SET TASK - Below are several records. Retype exactly those lines running from the one with "Clone this diagram in TikZ." through the one with "Generate a Python", end lines included, and no others.

-------

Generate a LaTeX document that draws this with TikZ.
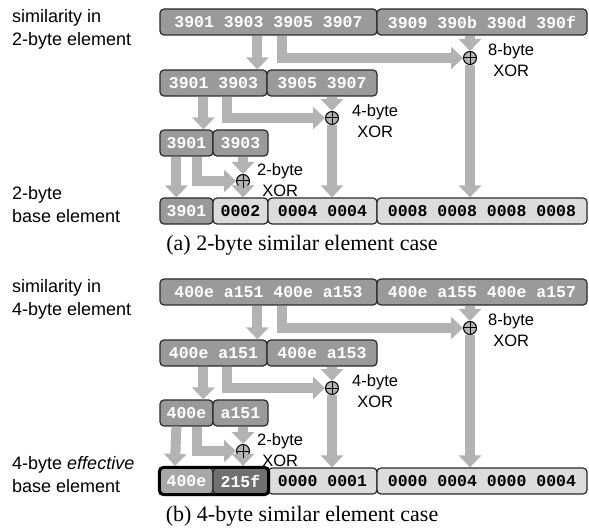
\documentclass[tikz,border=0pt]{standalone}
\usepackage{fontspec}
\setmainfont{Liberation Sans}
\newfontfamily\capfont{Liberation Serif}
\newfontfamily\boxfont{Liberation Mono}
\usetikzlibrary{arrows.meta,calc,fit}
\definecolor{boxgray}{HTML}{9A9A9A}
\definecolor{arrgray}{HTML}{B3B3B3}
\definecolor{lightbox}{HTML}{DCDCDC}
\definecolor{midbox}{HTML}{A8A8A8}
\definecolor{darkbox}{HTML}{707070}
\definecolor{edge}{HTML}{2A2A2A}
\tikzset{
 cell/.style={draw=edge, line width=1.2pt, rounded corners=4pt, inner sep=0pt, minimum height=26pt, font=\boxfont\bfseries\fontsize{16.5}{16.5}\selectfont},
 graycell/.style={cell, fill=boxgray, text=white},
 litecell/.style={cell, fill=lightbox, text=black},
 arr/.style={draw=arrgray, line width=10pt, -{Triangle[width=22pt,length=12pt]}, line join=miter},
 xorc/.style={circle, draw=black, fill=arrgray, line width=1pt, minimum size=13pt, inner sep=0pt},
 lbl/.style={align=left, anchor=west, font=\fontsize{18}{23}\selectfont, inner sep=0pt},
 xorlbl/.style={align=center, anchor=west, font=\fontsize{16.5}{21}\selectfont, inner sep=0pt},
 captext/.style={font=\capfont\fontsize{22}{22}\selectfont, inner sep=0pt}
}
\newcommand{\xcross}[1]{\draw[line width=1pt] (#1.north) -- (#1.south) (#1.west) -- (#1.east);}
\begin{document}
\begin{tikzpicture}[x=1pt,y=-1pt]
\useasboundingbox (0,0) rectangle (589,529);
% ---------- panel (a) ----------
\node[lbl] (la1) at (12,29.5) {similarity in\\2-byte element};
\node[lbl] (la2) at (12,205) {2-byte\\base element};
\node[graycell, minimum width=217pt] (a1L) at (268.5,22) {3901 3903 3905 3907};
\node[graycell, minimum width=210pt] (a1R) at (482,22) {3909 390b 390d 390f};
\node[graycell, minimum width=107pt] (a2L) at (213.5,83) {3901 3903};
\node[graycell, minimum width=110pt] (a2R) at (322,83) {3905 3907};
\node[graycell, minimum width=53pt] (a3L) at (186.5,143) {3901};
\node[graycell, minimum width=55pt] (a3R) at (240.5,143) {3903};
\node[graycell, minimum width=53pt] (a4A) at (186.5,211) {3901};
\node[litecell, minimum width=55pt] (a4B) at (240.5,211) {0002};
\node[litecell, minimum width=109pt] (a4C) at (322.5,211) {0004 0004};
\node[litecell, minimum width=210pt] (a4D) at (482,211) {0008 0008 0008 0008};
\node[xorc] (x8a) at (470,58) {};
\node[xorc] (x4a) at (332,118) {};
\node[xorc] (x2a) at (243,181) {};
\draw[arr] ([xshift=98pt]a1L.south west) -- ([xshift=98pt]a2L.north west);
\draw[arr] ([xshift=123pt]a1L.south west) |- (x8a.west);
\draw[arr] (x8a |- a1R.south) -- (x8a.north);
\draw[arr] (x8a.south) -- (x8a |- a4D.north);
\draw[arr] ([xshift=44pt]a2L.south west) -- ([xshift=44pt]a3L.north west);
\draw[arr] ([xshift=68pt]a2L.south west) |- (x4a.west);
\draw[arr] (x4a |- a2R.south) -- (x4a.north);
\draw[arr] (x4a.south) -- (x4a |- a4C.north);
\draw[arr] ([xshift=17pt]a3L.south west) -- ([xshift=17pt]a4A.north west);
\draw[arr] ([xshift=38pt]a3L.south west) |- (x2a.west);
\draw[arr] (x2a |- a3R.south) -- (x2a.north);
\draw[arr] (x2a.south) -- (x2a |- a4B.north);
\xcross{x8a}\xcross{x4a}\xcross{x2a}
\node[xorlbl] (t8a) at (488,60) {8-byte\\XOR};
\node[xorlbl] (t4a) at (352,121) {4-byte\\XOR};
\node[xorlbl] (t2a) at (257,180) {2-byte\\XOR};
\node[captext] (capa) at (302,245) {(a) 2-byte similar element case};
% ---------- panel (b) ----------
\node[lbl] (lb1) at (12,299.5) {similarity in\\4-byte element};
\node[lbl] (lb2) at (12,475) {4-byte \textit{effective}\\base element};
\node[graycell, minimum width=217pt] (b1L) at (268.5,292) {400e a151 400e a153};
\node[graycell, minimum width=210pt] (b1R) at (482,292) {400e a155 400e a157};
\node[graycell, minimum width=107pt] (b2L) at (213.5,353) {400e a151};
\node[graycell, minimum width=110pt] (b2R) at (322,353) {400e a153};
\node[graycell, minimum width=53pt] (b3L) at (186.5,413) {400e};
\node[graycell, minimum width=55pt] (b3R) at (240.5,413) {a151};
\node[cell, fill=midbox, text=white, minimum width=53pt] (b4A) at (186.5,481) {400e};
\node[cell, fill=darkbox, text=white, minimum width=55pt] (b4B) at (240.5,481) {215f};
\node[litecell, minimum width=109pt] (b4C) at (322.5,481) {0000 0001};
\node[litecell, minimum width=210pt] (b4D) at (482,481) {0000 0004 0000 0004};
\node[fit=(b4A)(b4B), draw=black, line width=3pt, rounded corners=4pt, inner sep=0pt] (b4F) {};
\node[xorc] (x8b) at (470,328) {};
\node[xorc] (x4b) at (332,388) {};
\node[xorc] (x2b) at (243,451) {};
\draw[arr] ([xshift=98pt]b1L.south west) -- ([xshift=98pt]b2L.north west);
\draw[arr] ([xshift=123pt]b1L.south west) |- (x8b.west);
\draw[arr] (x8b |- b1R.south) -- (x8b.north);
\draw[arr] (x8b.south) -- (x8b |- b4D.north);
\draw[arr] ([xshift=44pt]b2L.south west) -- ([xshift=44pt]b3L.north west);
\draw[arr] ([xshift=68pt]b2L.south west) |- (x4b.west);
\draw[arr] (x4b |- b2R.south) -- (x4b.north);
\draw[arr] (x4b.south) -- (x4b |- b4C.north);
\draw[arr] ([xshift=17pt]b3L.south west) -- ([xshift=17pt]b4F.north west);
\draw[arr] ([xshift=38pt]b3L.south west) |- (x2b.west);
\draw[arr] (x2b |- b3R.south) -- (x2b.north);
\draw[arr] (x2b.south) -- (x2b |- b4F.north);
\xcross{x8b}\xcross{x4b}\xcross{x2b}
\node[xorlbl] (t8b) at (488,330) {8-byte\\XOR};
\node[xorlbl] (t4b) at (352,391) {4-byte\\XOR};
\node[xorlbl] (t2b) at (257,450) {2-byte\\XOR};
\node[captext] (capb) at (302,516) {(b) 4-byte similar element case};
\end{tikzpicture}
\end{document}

-------

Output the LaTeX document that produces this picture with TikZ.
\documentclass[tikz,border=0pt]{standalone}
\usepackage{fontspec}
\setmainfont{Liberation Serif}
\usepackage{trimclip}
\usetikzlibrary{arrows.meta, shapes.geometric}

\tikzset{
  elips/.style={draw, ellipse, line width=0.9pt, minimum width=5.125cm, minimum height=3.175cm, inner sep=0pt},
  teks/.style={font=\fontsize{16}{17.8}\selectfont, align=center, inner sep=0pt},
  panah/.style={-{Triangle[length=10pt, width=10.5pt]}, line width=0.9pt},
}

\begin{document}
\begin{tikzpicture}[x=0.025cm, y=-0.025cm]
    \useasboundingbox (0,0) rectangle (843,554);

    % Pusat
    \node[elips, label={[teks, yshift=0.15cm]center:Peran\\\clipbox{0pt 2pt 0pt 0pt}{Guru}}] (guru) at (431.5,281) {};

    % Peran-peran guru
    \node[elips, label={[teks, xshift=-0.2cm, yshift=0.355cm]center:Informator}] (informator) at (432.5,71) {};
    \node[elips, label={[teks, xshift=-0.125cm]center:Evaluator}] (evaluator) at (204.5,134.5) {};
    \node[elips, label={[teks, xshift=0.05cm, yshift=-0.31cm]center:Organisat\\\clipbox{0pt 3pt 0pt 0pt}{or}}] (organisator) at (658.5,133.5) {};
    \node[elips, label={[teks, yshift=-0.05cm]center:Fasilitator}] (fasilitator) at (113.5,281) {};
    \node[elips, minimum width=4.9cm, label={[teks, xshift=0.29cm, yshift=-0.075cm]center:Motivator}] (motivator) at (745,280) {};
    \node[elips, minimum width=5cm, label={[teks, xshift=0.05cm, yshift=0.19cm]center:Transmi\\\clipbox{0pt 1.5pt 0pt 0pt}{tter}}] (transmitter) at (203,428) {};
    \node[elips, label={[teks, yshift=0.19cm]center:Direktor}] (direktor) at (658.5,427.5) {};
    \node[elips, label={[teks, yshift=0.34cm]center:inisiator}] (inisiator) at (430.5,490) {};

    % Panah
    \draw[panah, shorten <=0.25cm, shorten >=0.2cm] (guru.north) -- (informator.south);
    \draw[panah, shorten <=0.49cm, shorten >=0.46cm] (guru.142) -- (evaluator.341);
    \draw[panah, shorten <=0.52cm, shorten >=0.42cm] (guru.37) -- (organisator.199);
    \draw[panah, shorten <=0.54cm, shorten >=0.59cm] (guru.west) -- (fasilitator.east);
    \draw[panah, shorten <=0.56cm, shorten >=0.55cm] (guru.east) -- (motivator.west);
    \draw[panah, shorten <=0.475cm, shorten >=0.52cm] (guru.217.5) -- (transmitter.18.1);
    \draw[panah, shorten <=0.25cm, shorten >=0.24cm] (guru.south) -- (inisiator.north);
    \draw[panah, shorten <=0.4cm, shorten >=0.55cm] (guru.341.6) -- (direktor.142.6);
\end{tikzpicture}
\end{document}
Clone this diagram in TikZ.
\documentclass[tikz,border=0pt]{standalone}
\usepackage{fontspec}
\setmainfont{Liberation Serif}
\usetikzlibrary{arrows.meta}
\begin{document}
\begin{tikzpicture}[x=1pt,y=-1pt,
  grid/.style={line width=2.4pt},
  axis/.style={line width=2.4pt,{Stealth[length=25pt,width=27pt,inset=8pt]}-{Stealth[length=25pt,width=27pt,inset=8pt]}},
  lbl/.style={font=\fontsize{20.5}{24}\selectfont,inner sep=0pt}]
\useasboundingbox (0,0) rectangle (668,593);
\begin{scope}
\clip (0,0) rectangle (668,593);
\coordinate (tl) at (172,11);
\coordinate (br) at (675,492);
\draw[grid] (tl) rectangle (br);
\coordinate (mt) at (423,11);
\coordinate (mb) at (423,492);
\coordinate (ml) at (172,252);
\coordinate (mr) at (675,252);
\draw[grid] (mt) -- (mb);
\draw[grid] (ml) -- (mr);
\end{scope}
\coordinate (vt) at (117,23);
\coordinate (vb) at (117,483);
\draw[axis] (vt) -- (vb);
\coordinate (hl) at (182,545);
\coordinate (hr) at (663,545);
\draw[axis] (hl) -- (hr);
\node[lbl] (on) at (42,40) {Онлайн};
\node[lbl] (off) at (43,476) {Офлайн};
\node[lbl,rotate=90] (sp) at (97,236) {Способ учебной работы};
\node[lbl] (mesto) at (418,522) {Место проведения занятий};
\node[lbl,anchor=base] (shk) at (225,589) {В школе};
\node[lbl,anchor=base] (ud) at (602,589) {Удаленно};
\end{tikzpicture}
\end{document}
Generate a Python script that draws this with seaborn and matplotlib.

-------

SOLUTION -
Clone this diagram in TikZ.
\documentclass[tikz,border=0pt]{standalone}
\usepackage{fontspec}
\setmainfont{Liberation Serif}
\usetikzlibrary{arrows.meta}
\begin{document}
\begin{tikzpicture}[x=1pt,y=-1pt,
  grid/.style={line width=2.4pt},
  axis/.style={line width=2.4pt,{Stealth[length=25pt,width=27pt,inset=8pt]}-{Stealth[length=25pt,width=27pt,inset=8pt]}},
  lbl/.style={font=\fontsize{20.5}{24}\selectfont,inner sep=0pt}]
\useasboundingbox (0,0) rectangle (668,593);
\begin{scope}
\clip (0,0) rectangle (668,593);
\coordinate (tl) at (172,11);
\coordinate (br) at (675,492);
\draw[grid] (tl) rectangle (br);
\coordinate (mt) at (423,11);
\coordinate (mb) at (423,492);
\coordinate (ml) at (172,252);
\coordinate (mr) at (675,252);
\draw[grid] (mt) -- (mb);
\draw[grid] (ml) -- (mr);
\end{scope}
\coordinate (vt) at (117,23);
\coordinate (vb) at (117,483);
\draw[axis] (vt) -- (vb);
\coordinate (hl) at (182,545);
\coordinate (hr) at (663,545);
\draw[axis] (hl) -- (hr);
\node[lbl] (on) at (42,40) {Онлайн};
\node[lbl] (off) at (43,476) {Офлайн};
\node[lbl,rotate=90] (sp) at (97,236) {Способ учебной работы};
\node[lbl] (mesto) at (418,522) {Место проведения занятий};
\node[lbl,anchor=base] (shk) at (225,589) {В школе};
\node[lbl,anchor=base] (ud) at (602,589) {Удаленно};
\end{tikzpicture}
\end{document}
Generate a Python script that draws this with seaborn and matplotlib.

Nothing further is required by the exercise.